Each device was fitted between the skull and skin of the mice and connected to a minuscule, flexible filament-like probe with an LED on it, which bed through the skull into the brain.
When light from the wirelessly controlled LED was delivered to the special neurons, they were stimulated, without affecting other neurons and behaviour.
Using the tiny, battery-free brain implant device, the team were able to program and deprogram mice to socially interact with each other in real-time. When two or more mice had their devices switched on, they interacted much more than usual, and when the device was switched off, the opposite effect was nearly immediate.
The lights stimulated multiple neurons in a network simultaniously, a phenomenon called neural synchrony.
“We didn’t actually think this would work,” says Kozorovitskiy. “To our knowledge, this is the first direct evaluation of a major long-standing hypothesis about neural synchrony in social behaviour.”
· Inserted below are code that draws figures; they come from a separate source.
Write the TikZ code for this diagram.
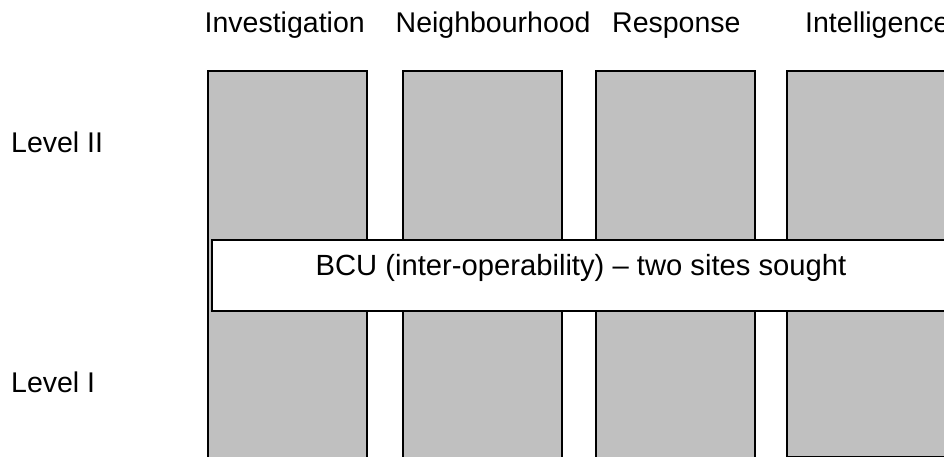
\documentclass[tikz,border=0pt]{standalone}
\usepackage{fontspec}
\setmainfont{Liberation Sans}
\begin{document}
\begin{tikzpicture}[x=1pt,y=-1pt,
  colbox/.style={draw=black,fill={rgb,255:red,192;green,192;blue,192},line width=1.6pt,inner sep=0pt,anchor=north west},
  bandbox/.style={draw=black,fill=white,line width=1.6pt,inner sep=0pt,anchor=north west},
  lbl/.style={inner sep=0pt,anchor=base west,font=\fontsize{28.5}{34}\selectfont}]
\useasboundingbox (0,0) rectangle (944,457);
\clip (0,0) rectangle (944,457);
\node[colbox,minimum width=159pt,minimum height=420pt] (c1) at (207,70) {};
\node[colbox,minimum width=159pt,minimum height=420pt] (c2) at (402,70) {};
\node[colbox,minimum width=159pt,minimum height=420pt] (c3) at (595,70) {};
\node[colbox,minimum width=190pt,minimum height=386pt] (c4) at (786,70) {};
\node[bandbox,minimum width=760pt,minimum height=71pt] (band) at (211,239) {};
\node[lbl,anchor=base,font=\fontsize{29.2}{34}\selectfont] (bt) at (581,275) {BCU (inter-operability) – two sites sought};
\node[lbl] (h1) at (204.5,32.5) {Investigation};
\node[lbl] (h2) at (395.5,32.5) {Neighbourhood};
\node[lbl] (h3) at (612,32.5) {Response};
\node[lbl] (h4) at (805,32.5) {Intelligence};
\node[lbl] (l2) at (11,153) {Level II};
\node[lbl] (l1) at (11,392) {Level I};
\end{tikzpicture}
\end{document}
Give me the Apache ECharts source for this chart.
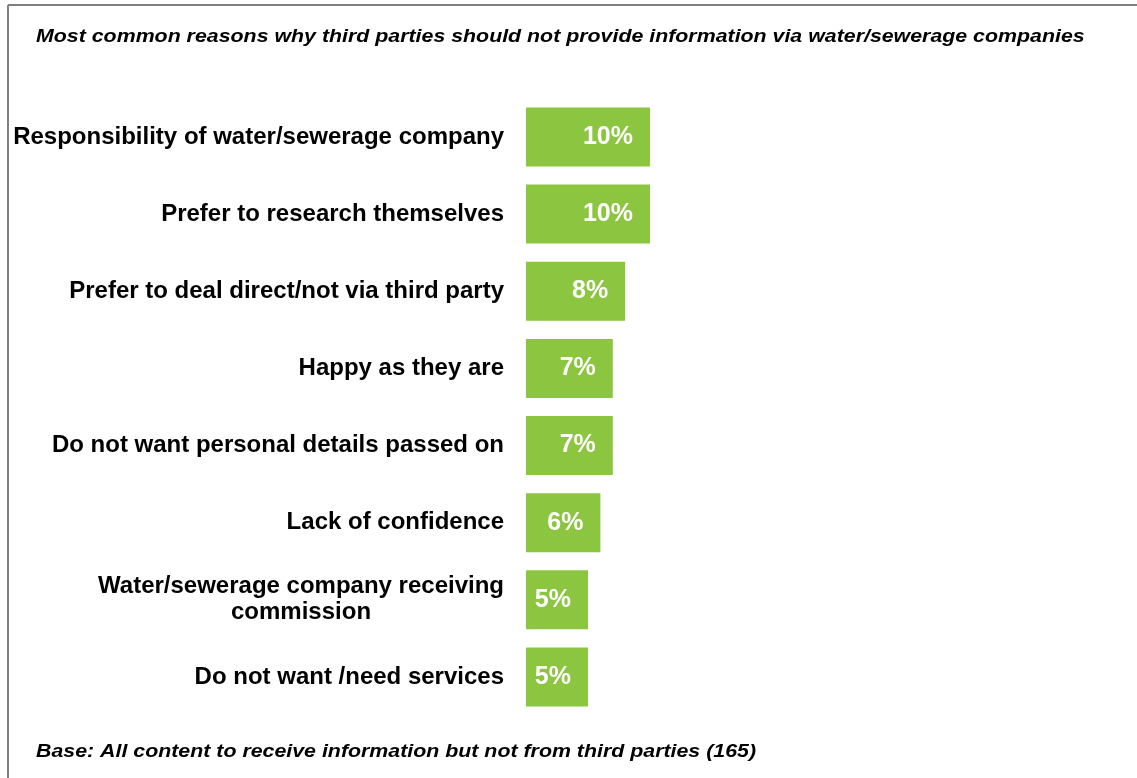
<!DOCTYPE html>
<html>
<head>
<meta charset="utf-8">
<script src="https://cdn.jsdelivr.net/npm/echarts@6/dist/echarts.min.js"></script>
<style>
  html, body { margin: 0; padding: 0; background: #ffffff; }
  #chart { width: 1137px; height: 778px; }
</style>
</head>
<body>
<div id="chart"></div>
<script>
// Reasons, top to bottom
const categories = [
  'Responsibility of water/sewerage company',
  'Prefer to research themselves',
  'Prefer to deal direct/not via third party',
  'Happy as they are',
  'Do not want personal details passed on',
  'Lack of confidence',
  'Water/sewerage company receiving\ncommission',
  'Do not want /need services'
];
// Share of respondents (%)
const values = [10, 10, 8, 7, 7, 6, 5, 5];

const titleText = 'Most common reasons why third parties should not provide information via water/sewerage companies';
const baseText = 'Base: All content to receive information but not from third parties (165)';

const FONT = '"Liberation Sans", Arial, sans-serif';
const LABEL_SIZE = 24;
const chart = echarts.init(document.getElementById('chart'), null, { renderer: 'canvas' });

chart.setOption({
  animation: false,
  backgroundColor: '#ffffff',
  grid: { left: 526, top: 98.4, height: 617.1, width: 496, containLabel: false },
  xAxis: {
    type: 'value', min: 0, max: 40,
    show: false
  },
  yAxis: {
    type: 'category',
    inverse: true,
    data: categories,
    axisLine: { show: false },
    axisTick: { show: false },
    splitLine: { show: false },
    axisLabel: {
      margin: 22,
      fontFamily: FONT,
      fontWeight: 'bold',
      fontSize: LABEL_SIZE,
      color: '#000000',
      lineHeight: 26,
      formatter: function (v) {
        // multi-line labels are centred line by line
        return v.split('\n').map(function (l) { return '{c|' + l + '}'; }).join('\n');
      },
      rich: {
        c: { align: 'center', fontFamily: FONT, fontWeight: 'bold', fontSize: LABEL_SIZE, color: '#000000', lineHeight: 26 }
      }
    }
  },
  series: [{
    type: 'bar',
    data: values,
    barCategoryGap: '23.5%',
    itemStyle: { color: '#8cc540' },
    label: {
      show: true,
      position: 'insideRight',
      distance: 17,
      formatter: '{c}%',
      color: '#ffffff',
      fontFamily: FONT,
      fontWeight: 'bold',
      fontSize: 25
    }
  }],
  graphic: [
    { type: 'line', shape: { x1: 8, y1: 5, x2: 1137, y2: 5 }, style: { stroke: '#808080', lineWidth: 2 } },
    { type: 'line', shape: { x1: 8, y1: 5, x2: 8, y2: 778 }, style: { stroke: '#808080', lineWidth: 2 } },
    {
      type: 'text', x: 36, y: 37, scaleX: 1.186,
      style: { text: titleText, font: 'italic bold 18px ' + FONT, fill: '#000000', verticalAlign: 'middle' }
    },
    {
      type: 'text', x: 36, y: 752, scaleX: 1.186,
      style: { text: baseText, font: 'italic bold 18px ' + FONT, fill: '#000000', verticalAlign: 'middle' }
    }
  ]
});
</script>
</body>
</html>
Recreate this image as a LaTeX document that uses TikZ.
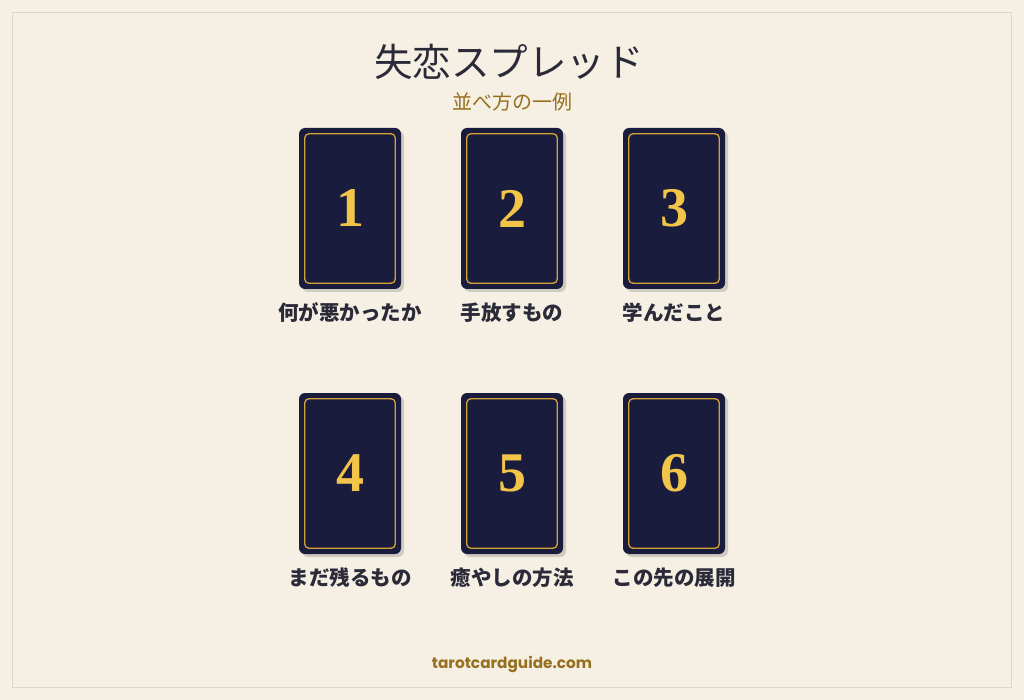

“It sounds like sci-fi, but it’s an incredibly useful technique. Optogenetics could someday soon be used to fix blindness or reverse paralysis.”
The researchers hope to learn more about the complex neurology of socialisation.
“This paper represents the first time we’ve been able to achieve wireless, battery-free implants for optogenetics with full, independent digital control over multiple devices simultaneously in a given environment,” says Rogers.
“Brain activity in an isolated animal is interesting but going beyond research on individuals to studies of complex, socially interacting groups is one of the most important and exciting frontiers in neuroscience.”
“We now have the technology to investigate how bonds form and break between individuals in these groups and to examine how social hierarchies arise from these interactions.”
Previously, stimulating neurons relied on fixed fibres that limited the movement. With the wireless device, they were able to observe behaviour uninhibited, they claim.
“With previous technologies, we were unable to observe multiple animals socially interacting in complex environments because they were tethered,” says Kozorovitskiy.
“The fibers would break or the animals would become entangled. In order to ask more complex questions about animal behavior in realistic environments, we needed this innovative wireless technology. It’s tremendous to get away from the tethers.”